EPSRC Reference: GR/R07615/01
Title: Freshml: a Fresh Approach To Name Binding In Metaprogramming Languages
Principal Investigator: Pitts, Professor AM
Other Investigators:
Gordon, Professor M
Researcher Co-Investigators:
Project Partners:
Microsoft
Department: Computer Science and Technology
Organisation: University of Cambridge
Scheme: Standard Research (Pre-FEC)
Starts: 30 June 2001 Ends: 29 December 2004 Value (£): 225,640
EPSRC Research Topic Classifications:
Fundamentals of Computing
EPSRC Industrial Sector Classifications:
Information Technologies
Related Grants:
Panel History:  
Summary on Grant Application Form
We propose to make a fundamental and rigorously founded extension to functional programming that will aid metaprogramming - the activity of creating software systems that manipulates syntactical structures (interprets, compilers, proof checkers, proof assistants, etc). In all but the most trivial cases, these syntactical structures involve variable binding, with associated notions of free and bound variables, renaming of bound variables, substitution of terms for free variables, and so on. It is generally agreed that this important aspect of presenting and computing with syntax is not catered for satisfactorily in existing functional programming languages commonly used for metaprogramming activities. Our recent theoretical work has thrown up promising new mathematical foundations for representing abstract syntax modulo renaming of bound names.
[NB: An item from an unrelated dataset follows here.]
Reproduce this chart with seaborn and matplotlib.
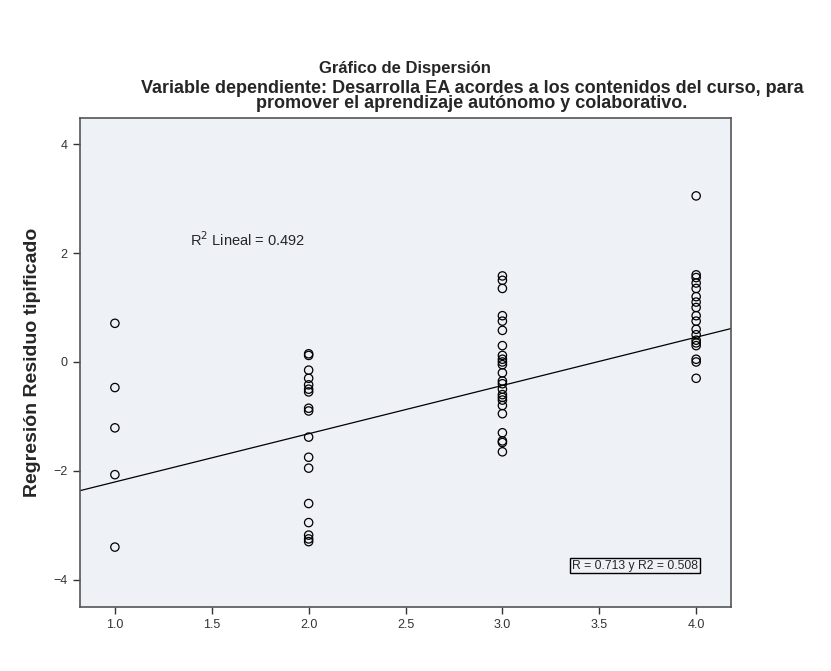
import numpy as np
import pandas as pd
import matplotlib
matplotlib.use("Agg")
import matplotlib.pyplot as plt
import seaborn as sns

# residuals, grouped by x value
res_1 = [0.71, -0.47, -1.21, -2.07, -3.40]
res_2 = [0.15, 0.12, -0.15, -0.30, -0.42, -0.50, -0.55, -0.85, -0.90, -1.38,
         -1.75, -1.95, -2.60, -2.95, -3.18, -3.25, -3.30]
res_3 = [1.58, 1.50, 1.35, 0.85, 0.75, 0.58, 0.30, 0.12, 0.05, 0.00, -0.05,
         -0.20, -0.35, -0.40, -0.50, -0.60, -0.65, -0.70, -0.80, -0.95,
         -1.30, -1.45, -1.48, -1.65]
res_4 = [3.05, 1.60, 1.55, 1.45, 1.35, 1.20, 1.10, 1.00, 0.85, 0.75, 0.60,
         0.50, 0.40, 0.35, 0.30, 0.05, 0.00, -0.30]

x_vals = [1.0] * len(res_1) + [2.0] * len(res_2) + [3.0] * len(res_3) + [4.0] * len(res_4)
y_vals = res_1 + res_2 + res_3 + res_4
df = pd.DataFrame({"x": x_vals, "resid": y_vals})

# fit line as drawn in the chart (many points overlap, so read it directly)
fit_intercept = -3.09
fit_slope = 0.886

x_ticks = [1.0, 1.5, 2.0, 2.5, 3.0, 3.5, 4.0]
y_ticks = [-4, -2, 0, 2, 4]

title = "Gráfico de Dispersión"
subtitle = ("Variable dependiente: Desarrolla EA acordes a los contenidos del curso, para\n"
            "promover el aprendizaje autónomo y colaborativo.")
ylabel = "Regresión Residuo tipificado"
r2_label = "R$^2$ Lineal = 0.492"
r_box = "R = 0.713 y R2 = 0.508"

sns.set_style("white")
plt.rcParams["font.family"] = ["Liberation Sans", "DejaVu Sans"]

fig = plt.figure(figsize=(8.31, 6.71), dpi=100)
ax = fig.add_axes([0.0963, 0.0954, 0.7834, 0.7287])
ax.set_facecolor("#eef2f7")

sns.scatterplot(data=df, x="x", y="resid", ax=ax, marker="o", s=36,
                facecolors="none", edgecolors="black", linewidths=0.9, zorder=3)
ax.axline((0, fit_intercept), slope=fit_slope, color="black", linewidth=0.9, zorder=2)

ax.set_xlim(0.82, 4.18)
ax.set_ylim(-4.5, 4.48)
ax.set_xticks(x_ticks)
ax.set_xticklabels([f"{t:.1f}" for t in x_ticks])
ax.set_yticks(y_ticks)
ax.set_xlabel("")
ax.set_ylabel(ylabel, fontsize=14, fontweight="bold", labelpad=9)
ax.tick_params(axis="both", direction="out", length=5, width=1, labelsize=9, pad=4,
               colors="#333333", bottom=True, left=True)
for sp in ax.spines.values():
    sp.set_color("#555555")
    sp.set_linewidth(1.2)

ax.text(1.39, 2.24, r2_label, fontsize=10.5, va="center", ha="left")
ax.text(4.01, -3.74, r_box, fontsize=8.7, va="center", ha="right",
        bbox=dict(boxstyle="square,pad=0.15", facecolor="#eef2f7", edgecolor="black", linewidth=1))

fig.text(405 / 831, 1 - 68 / 671, title, fontsize=12, fontweight="bold", ha="center", va="center")
fig.text(472 / 831, 1 - 96 / 671, subtitle, fontsize=13, fontweight="bold", ha="center",
         va="center", linespacing=0.92)

fig.savefig("out.png", dpi=100, facecolor="white")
The purpose of this proposal is to develop our new model; to design and implement FreshML, a functional programme language based on that model; and to discover, through experimentation, whether the model and programming language provide a useful idiom of metaprogramming tasks involving syntax with binders. FreshML, with is use of locally fresh names, pattern-matching on bound names in abstractions, and 'freshness inference' in its type system, will provide a fresh approach to computing with syntax modulo renaming of bound names that we will seek to integrate into the current state of the art in functional metaprogramming.